The working world is changing. As new technologies create new opportunities, innovative thinkers have taken advantage of these evolving trends to transform the way they earn a living. One of the most striking examples is the rise of the digital nomad.
Realizing that “working from home” can translate (with some imagination) into “working from Thailand,” digital nomads spend months at a time traveling the globe while working remotely. It’s an attractive proposition, and many dream of learning how to become a digital nomad in order to follow in their footsteps.
It’s easy to see why. Insecure work is one of the things that plagues Millennials, with the drift towards more freelance work and temporary contracts meaning that it’s hard to guarantee an income. Simultaneously, a 24-hour working culture – borne from technology ensuring that we are logged in for every 3am email – can lead to burnout when work is steady and available.
Digital nomads have taken these trends and used them to their advantage, with the flexible nature of freelance work and the technological capability to conducts meetings, interviews and pitches from anywhere helping them form a new lifestyle.
It’s a lifestyle to envy, with palm-fringed beaches, adventures through jungles and tours around ancient cities defining the experiences of these loose-footed wanderers. Not being tied to an office every weekday (or even a particular location) is something most people find deeply appealing, and using remote working to facilitate a travel lifestyle isn’t the unachievable prospect it may seem.
Becoming a Digital Nomad Takes Planning
While most people’s picture of a worry-free existence leisurely seeing the world may be quite at odds with the idea of detailed preparation, it’s pretty likely that this is going to be essential in order to make a success of the digital nomad lifestyle. While some exceptionally brave and lucky people might make it simply by setting off and playing it by ear, the majority will have to think ahead.
This could mean convincing your employer that you can work from home, and if you can work from home, that you can also work from the other side of the world. It may mean upskilling and taking the plunge to go freelance, or if you already are freelancing considering the impact on your clients.
The presence of a beautiful tropical beach outside your window won’t make your work commitments any less real, so knowing how and when you’ll deal with these things could make or break your plans.
Digital nomad hubs – such as those that are found in Bali, Chang Mai and European freelance communities – can provide good places to settle for a few weeks or months as you get your head round your new life. You’ll also have to ensure that wherever you’re heading has a good Wi-Fi connection, and whether there’s another close by if that should fail you.
Where Will You Stay?
The aforementioned hubs such as Hubud in Bali provide a great working space, and perhaps even more importantly a chance to meet likeminded travellers from all over the world. They will even help you find a home, something that could come in very useful if you feel inexperienced or intimidated by the move.

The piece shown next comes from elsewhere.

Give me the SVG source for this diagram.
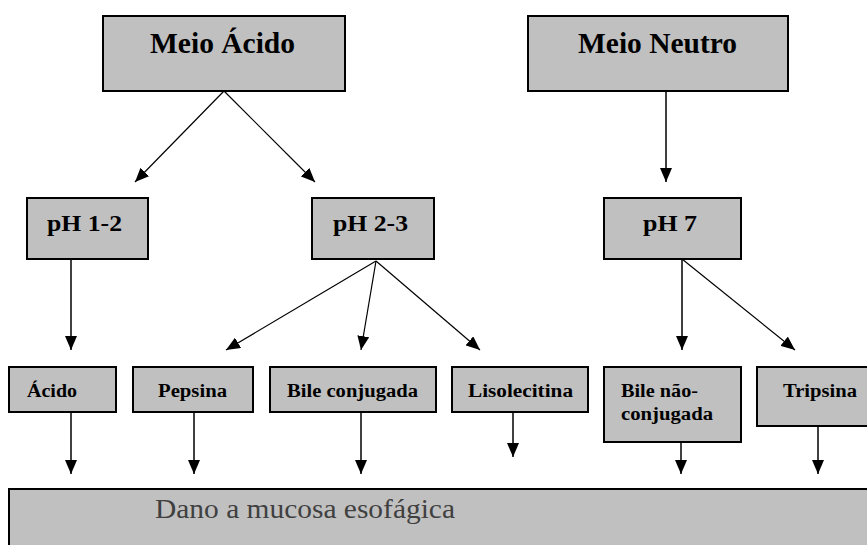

Away from communities such as this – which are unfortunately still fairly few and far between – there are a myriad of options to consider as you hop from country to country. You could book a hostel (which are often complete with internet access) in order to keep your costs down, or even sign up to house sitting or couch-surfing websites for accommodation that is completely free. Renting locally could also work if your income is secure, and you plan to stay in an area for a while.
The digital nomad lifestyle isn’t only the preserve of the budget traveller, however. At the other end of the scale there’s a small set of wealthy wanderers who also work while they travel, such as location independent entrepreneur Mark Manson. If your one of those people who have the budget to support it, schemes such as The Hideaways Club cater to this market, giving you access to luxury holiday homes all over the world.
Whatever you choose, access to the Internet will be vital, as will a space where you’ll be able to concentrate on work. Perhaps unsurprisingly, digital nomads often report that the temptation to put off work and do other things is particularly intense for them, so a place where you can minimize distractions will come in useful when you really need to get stuff done.
Pragmatism and Practicalities
If you want to become a digital nomad, there will be practical considerations to think about alongside all the visions of sun-drenched wandering. It can be just as easy to mismanage your work/life balance somewhere beautiful and far-away as it is in your home town, and the last thing you’ll want is to find yourself working constantly and never seeing any of the places you visit.
This means setting strict work times, scheduling calls in blocks so you aren’t being contacted by clients at all hours, and avoiding procrastination so you can stop working exactly when you planned to.
Time difference will be a factor, so adding the World Clock to your Google Calendar will be essential, and you may find yourself conducting meetings at odd hours on occasion. This may also make your schedule idiosyncratic (very early mornings, a long break, and a few hours in the evening, for example) and subject to change, so if you may want to start by traveling to a place where the time difference isn’t too drastic, if only to ease you in.
There’s also blogs from pioneers of this lifestyle that will help you find out how to become a digital nomad, such as Making it Anywhere. These can give you a real insight into the reality of living this way before you decide whether you really want to set off on your adventure. As much as it’s characterised by freedom, working remotely and constantly travelling takes real commitment, and a willingness to stick it out when the challenges of becoming location independent arise. But with a dream way of life on offer, you could find that facing these challenges is well worth doing.